* start *

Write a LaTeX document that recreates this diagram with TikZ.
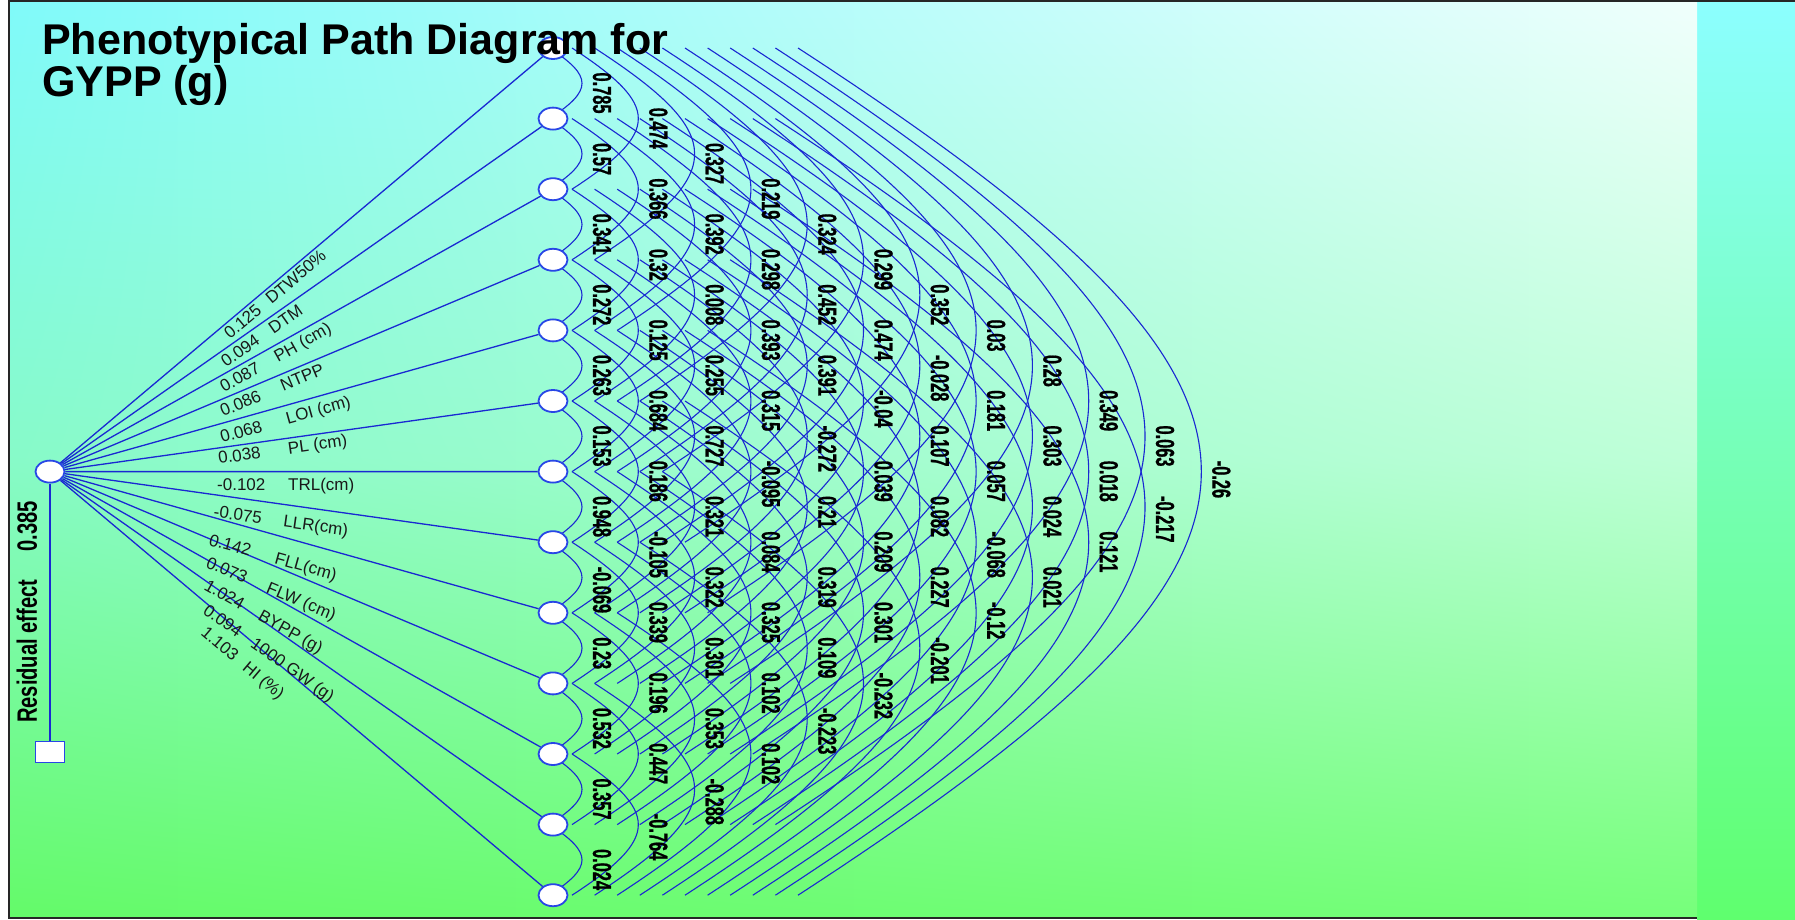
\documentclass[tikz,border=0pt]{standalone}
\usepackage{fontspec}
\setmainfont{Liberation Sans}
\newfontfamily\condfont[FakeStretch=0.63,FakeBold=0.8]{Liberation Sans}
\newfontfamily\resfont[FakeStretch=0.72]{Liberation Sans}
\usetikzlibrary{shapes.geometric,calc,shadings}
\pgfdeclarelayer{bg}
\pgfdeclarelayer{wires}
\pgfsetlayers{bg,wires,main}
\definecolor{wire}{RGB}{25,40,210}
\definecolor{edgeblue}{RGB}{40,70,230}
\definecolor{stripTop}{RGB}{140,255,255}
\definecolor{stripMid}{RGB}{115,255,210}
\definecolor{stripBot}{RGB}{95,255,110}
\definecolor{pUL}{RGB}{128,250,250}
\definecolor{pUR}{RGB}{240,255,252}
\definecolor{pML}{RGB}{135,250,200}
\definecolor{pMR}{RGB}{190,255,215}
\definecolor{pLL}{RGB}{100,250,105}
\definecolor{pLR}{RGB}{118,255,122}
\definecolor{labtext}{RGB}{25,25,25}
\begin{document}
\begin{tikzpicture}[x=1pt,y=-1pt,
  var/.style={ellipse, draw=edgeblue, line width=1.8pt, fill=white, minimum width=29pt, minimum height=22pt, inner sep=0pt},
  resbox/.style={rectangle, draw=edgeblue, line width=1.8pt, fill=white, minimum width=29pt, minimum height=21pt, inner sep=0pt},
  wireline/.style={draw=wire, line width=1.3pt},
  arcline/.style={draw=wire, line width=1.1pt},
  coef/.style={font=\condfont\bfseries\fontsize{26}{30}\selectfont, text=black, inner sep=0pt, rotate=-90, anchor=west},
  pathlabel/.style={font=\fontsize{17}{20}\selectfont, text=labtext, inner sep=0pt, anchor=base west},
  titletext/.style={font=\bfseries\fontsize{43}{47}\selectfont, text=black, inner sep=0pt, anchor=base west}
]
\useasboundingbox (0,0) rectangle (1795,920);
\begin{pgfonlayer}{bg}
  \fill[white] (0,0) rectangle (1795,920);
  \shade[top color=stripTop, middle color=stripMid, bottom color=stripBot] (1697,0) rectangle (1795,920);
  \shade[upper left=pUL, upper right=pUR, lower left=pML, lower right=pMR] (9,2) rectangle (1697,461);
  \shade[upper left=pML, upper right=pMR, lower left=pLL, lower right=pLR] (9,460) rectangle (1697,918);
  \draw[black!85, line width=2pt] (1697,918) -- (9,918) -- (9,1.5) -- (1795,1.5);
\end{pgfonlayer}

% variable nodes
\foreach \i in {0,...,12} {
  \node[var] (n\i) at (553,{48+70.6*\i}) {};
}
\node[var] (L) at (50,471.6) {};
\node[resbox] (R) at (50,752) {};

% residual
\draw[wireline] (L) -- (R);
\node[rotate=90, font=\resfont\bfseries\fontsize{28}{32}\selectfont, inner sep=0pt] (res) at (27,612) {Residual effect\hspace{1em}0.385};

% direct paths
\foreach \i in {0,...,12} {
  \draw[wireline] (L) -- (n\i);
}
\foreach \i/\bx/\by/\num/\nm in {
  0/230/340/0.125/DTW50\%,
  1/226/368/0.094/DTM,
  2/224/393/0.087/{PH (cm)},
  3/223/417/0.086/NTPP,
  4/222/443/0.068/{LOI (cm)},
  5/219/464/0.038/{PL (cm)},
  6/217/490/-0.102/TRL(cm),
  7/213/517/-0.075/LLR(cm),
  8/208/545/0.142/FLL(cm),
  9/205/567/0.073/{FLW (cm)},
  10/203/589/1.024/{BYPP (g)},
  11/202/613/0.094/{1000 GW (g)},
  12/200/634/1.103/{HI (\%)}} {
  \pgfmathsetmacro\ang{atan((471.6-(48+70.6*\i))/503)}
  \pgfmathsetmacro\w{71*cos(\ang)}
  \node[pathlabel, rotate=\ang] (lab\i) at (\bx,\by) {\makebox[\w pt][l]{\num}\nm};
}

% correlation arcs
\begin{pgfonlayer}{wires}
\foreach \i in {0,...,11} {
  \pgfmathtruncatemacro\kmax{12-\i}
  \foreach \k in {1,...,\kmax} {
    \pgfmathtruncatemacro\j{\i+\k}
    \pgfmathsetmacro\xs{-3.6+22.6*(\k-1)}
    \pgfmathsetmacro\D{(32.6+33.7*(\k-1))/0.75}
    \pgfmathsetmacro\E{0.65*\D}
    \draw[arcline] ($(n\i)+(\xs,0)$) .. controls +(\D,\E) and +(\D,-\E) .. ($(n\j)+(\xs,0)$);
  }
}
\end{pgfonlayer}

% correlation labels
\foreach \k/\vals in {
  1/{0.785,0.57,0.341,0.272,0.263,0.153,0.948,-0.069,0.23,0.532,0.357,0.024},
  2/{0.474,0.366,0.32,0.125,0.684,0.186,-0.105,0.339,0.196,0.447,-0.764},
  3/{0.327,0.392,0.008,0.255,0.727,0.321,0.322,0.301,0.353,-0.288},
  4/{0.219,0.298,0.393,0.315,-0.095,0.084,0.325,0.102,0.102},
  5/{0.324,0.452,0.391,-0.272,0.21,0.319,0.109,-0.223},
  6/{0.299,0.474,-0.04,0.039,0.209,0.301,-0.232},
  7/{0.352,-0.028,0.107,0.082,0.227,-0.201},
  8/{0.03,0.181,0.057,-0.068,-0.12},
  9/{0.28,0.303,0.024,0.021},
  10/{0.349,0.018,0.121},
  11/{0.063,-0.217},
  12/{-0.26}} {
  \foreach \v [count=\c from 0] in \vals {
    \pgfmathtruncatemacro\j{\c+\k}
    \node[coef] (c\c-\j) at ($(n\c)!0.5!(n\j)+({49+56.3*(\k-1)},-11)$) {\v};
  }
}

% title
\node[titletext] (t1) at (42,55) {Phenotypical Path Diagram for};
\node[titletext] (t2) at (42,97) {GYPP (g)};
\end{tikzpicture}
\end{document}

* end *

→ **The request**: Repeat the material verbatim. Do not carry over any picture.

→ **The response**:
Write a LaTeX document that recreates this diagram with TikZ.
\documentclass[tikz,border=0pt]{standalone}
\usepackage{fontspec}
\setmainfont{Liberation Sans}
\newfontfamily\condfont[FakeStretch=0.63,FakeBold=0.8]{Liberation Sans}
\newfontfamily\resfont[FakeStretch=0.72]{Liberation Sans}
\usetikzlibrary{shapes.geometric,calc,shadings}
\pgfdeclarelayer{bg}
\pgfdeclarelayer{wires}
\pgfsetlayers{bg,wires,main}
\definecolor{wire}{RGB}{25,40,210}
\definecolor{edgeblue}{RGB}{40,70,230}
\definecolor{stripTop}{RGB}{140,255,255}
\definecolor{stripMid}{RGB}{115,255,210}
\definecolor{stripBot}{RGB}{95,255,110}
\definecolor{pUL}{RGB}{128,250,250}
\definecolor{pUR}{RGB}{240,255,252}
\definecolor{pML}{RGB}{135,250,200}
\definecolor{pMR}{RGB}{190,255,215}
\definecolor{pLL}{RGB}{100,250,105}
\definecolor{pLR}{RGB}{118,255,122}
\definecolor{labtext}{RGB}{25,25,25}
\begin{document}
\begin{tikzpicture}[x=1pt,y=-1pt,
  var/.style={ellipse, draw=edgeblue, line width=1.8pt, fill=white, minimum width=29pt, minimum height=22pt, inner sep=0pt},
  resbox/.style={rectangle, draw=edgeblue, line width=1.8pt, fill=white, minimum width=29pt, minimum height=21pt, inner sep=0pt},
  wireline/.style={draw=wire, line width=1.3pt},
  arcline/.style={draw=wire, line width=1.1pt},
  coef/.style={font=\condfont\bfseries\fontsize{26}{30}\selectfont, text=black, inner sep=0pt, rotate=-90, anchor=west},
  pathlabel/.style={font=\fontsize{17}{20}\selectfont, text=labtext, inner sep=0pt, anchor=base west},
  titletext/.style={font=\bfseries\fontsize{43}{47}\selectfont, text=black, inner sep=0pt, anchor=base west}
]
\useasboundingbox (0,0) rectangle (1795,920);
\begin{pgfonlayer}{bg}
  \fill[white] (0,0) rectangle (1795,920);
  \shade[top color=stripTop, middle color=stripMid, bottom color=stripBot] (1697,0) rectangle (1795,920);
  \shade[upper left=pUL, upper right=pUR, lower left=pML, lower right=pMR] (9,2) rectangle (1697,461);
  \shade[upper left=pML, upper right=pMR, lower left=pLL, lower right=pLR] (9,460) rectangle (1697,918);
  \draw[black!85, line width=2pt] (1697,918) -- (9,918) -- (9,1.5) -- (1795,1.5);
\end{pgfonlayer}

% variable nodes
\foreach \i in {0,...,12} {
  \node[var] (n\i) at (553,{48+70.6*\i}) {};
}
\node[var] (L) at (50,471.6) {};
\node[resbox] (R) at (50,752) {};

% residual
\draw[wireline] (L) -- (R);
\node[rotate=90, font=\resfont\bfseries\fontsize{28}{32}\selectfont, inner sep=0pt] (res) at (27,612) {Residual effect\hspace{1em}0.385};

% direct paths
\foreach \i in {0,...,12} {
  \draw[wireline] (L) -- (n\i);
}
\foreach \i/\bx/\by/\num/\nm in {
  0/230/340/0.125/DTW50\%,
  1/226/368/0.094/DTM,
  2/224/393/0.087/{PH (cm)},
  3/223/417/0.086/NTPP,
  4/222/443/0.068/{LOI (cm)},
  5/219/464/0.038/{PL (cm)},
  6/217/490/-0.102/TRL(cm),
  7/213/517/-0.075/LLR(cm),
  8/208/545/0.142/FLL(cm),
  9/205/567/0.073/{FLW (cm)},
  10/203/589/1.024/{BYPP (g)},
  11/202/613/0.094/{1000 GW (g)},
  12/200/634/1.103/{HI (\%)}} {
  \pgfmathsetmacro\ang{atan((471.6-(48+70.6*\i))/503)}
  \pgfmathsetmacro\w{71*cos(\ang)}
  \node[pathlabel, rotate=\ang] (lab\i) at (\bx,\by) {\makebox[\w pt][l]{\num}\nm};
}

% correlation arcs
\begin{pgfonlayer}{wires}
\foreach \i in {0,...,11} {
  \pgfmathtruncatemacro\kmax{12-\i}
  \foreach \k in {1,...,\kmax} {
    \pgfmathtruncatemacro\j{\i+\k}
    \pgfmathsetmacro\xs{-3.6+22.6*(\k-1)}
    \pgfmathsetmacro\D{(32.6+33.7*(\k-1))/0.75}
    \pgfmathsetmacro\E{0.65*\D}
    \draw[arcline] ($(n\i)+(\xs,0)$) .. controls +(\D,\E) and +(\D,-\E) .. ($(n\j)+(\xs,0)$);
  }
}
\end{pgfonlayer}

% correlation labels
\foreach \k/\vals in {
  1/{0.785,0.57,0.341,0.272,0.263,0.153,0.948,-0.069,0.23,0.532,0.357,0.024},
  2/{0.474,0.366,0.32,0.125,0.684,0.186,-0.105,0.339,0.196,0.447,-0.764},
  3/{0.327,0.392,0.008,0.255,0.727,0.321,0.322,0.301,0.353,-0.288},
  4/{0.219,0.298,0.393,0.315,-0.095,0.084,0.325,0.102,0.102},
  5/{0.324,0.452,0.391,-0.272,0.21,0.319,0.109,-0.223},
  6/{0.299,0.474,-0.04,0.039,0.209,0.301,-0.232},
  7/{0.352,-0.028,0.107,0.082,0.227,-0.201},
  8/{0.03,0.181,0.057,-0.068,-0.12},
  9/{0.28,0.303,0.024,0.021},
  10/{0.349,0.018,0.121},
  11/{0.063,-0.217},
  12/{-0.26}} {
  \foreach \v [count=\c from 0] in \vals {
    \pgfmathtruncatemacro\j{\c+\k}
    \node[coef] (c\c-\j) at ($(n\c)!0.5!(n\j)+({49+56.3*(\k-1)},-11)$) {\v};
  }
}

% title
\node[titletext] (t1) at (42,55) {Phenotypical Path Diagram for};
\node[titletext] (t2) at (42,97) {GYPP (g)};
\end{tikzpicture}
\end{document}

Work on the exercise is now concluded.